📊

Categorical Association (Chi-Square) Test

Aug 13, 2025

Overview

This lecture introduces the categorical association (chi-square) hypothesis test to evaluate the relationship between two categorical variables using contingency tables and discusses hypotheses, data requirements, assumptions, and test statistics.

Hypotheses for Categorical Association Test

  • The null hypothesis states that the categorical variables are not related (are independent).
  • The alternative hypothesis states that the categorical variables are related (are dependent).
  • Hypotheses may also be written as "not associated vs. associated" or "independent vs. dependent".

Data Requirements & Types

  • Requires two categorical data sets, collected from either one random sample (answering two questions) or multiple random samples (one question each).
  • If data comes from one random sample, it’s often called a test of independence.
  • If data comes from multiple random samples, it’s called a test of homogeneity.
  • Data is summarized in a contingency (two-way) table.

Test Statistic & Degrees of Freedom

  • The test uses the chi-square test statistic: sum of (observed count − expected count)² / expected count.
  • Degrees of freedom = (number of rows − 1) × (number of columns − 1).

Assumptions

  • Data must come from random samples.
  • Individuals within a sample must be independent; if multiple samples, independence is required within and between samples.
  • Expected counts in each cell of the contingency table must be at least 5.

Interpreting Observed vs.
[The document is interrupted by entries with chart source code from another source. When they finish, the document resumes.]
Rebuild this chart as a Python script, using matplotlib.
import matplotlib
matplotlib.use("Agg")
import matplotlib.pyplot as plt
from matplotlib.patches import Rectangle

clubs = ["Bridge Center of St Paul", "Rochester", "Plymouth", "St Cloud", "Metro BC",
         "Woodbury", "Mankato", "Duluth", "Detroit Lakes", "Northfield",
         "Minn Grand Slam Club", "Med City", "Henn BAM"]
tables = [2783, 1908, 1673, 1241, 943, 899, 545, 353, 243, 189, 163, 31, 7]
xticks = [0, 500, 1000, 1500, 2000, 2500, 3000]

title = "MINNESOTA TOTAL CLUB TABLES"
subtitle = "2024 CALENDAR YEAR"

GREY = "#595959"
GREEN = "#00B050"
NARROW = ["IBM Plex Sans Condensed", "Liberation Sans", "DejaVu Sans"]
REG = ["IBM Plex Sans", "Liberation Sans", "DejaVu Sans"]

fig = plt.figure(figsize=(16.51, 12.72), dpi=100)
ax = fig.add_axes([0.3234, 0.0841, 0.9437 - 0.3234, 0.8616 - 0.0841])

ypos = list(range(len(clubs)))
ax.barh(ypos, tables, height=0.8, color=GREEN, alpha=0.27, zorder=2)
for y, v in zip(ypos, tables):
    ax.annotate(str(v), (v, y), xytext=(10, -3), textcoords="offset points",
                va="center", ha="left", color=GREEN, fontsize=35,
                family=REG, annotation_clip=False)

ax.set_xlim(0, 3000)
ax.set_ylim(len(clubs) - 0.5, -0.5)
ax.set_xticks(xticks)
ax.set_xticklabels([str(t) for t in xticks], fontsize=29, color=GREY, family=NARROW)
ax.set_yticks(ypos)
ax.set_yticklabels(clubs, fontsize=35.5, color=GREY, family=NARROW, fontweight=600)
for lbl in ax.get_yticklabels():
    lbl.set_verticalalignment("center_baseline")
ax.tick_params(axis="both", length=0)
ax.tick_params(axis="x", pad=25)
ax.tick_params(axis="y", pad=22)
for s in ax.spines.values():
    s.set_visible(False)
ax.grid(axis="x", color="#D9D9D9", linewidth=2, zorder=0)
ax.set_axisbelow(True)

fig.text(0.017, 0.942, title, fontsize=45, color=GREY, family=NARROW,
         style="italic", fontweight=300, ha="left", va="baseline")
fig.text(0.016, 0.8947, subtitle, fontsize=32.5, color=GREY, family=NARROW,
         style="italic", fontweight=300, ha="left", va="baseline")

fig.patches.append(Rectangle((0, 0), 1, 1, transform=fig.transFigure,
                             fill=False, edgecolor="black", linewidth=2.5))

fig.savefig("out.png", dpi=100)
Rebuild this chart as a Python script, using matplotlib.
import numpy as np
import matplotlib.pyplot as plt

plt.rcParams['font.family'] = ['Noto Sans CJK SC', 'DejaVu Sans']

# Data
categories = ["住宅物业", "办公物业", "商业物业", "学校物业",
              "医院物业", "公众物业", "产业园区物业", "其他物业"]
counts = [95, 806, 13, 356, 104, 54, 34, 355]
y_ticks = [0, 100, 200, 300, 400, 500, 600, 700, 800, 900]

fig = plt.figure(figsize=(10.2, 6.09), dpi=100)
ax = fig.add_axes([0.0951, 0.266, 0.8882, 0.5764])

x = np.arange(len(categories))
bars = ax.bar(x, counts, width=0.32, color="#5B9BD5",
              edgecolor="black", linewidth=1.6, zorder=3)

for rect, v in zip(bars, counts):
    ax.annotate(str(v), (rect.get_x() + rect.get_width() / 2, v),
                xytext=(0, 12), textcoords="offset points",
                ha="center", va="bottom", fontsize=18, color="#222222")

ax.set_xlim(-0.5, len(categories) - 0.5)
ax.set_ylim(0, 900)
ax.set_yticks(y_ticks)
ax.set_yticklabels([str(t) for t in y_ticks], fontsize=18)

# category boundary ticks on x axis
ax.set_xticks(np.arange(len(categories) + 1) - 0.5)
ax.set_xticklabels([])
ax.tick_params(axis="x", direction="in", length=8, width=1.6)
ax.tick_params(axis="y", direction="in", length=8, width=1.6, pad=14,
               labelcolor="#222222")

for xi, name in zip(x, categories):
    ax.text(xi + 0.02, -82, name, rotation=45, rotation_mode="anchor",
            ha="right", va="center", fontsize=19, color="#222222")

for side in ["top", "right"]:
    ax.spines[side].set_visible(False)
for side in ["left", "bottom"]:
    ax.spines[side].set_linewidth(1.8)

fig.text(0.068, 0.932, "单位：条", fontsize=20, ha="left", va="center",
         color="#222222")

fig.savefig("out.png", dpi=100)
Expected Counts

  • Observed counts are the actual sample data in the table (excluding totals).
  • Expected counts are calculated based on the assumption that the null hypothesis is true.
  • Expected counts help determine if variables are related (if observed and expected differ significantly).

Example Overview

  • An experiment tested if listening to favorite, hated, or no music affects memorizing information, using three random samples (homogeneity test).
  • Data was summarized in a contingency table.

Key Terms & Definitions

  • Categorical association test — A test that determines if there is a relationship between two categorical variables.
  • Chi-square test statistic — A measure comparing observed and expected frequencies in categorical data.
  • Contingency table — A table displaying the frequency distribution of variables.
  • Degrees of freedom — Calculation based on number of rows and columns: (rows−1)×(columns−1).
  • Expected count — The frequency expected in a cell if variables are independent.

Action Items / Next Steps

  • Review how to calculate expected counts for contingency tables.
  • Practice identifying correct hypothesis wording for various association scenarios.
  • Complete any assigned readings or problems on categorical association tests.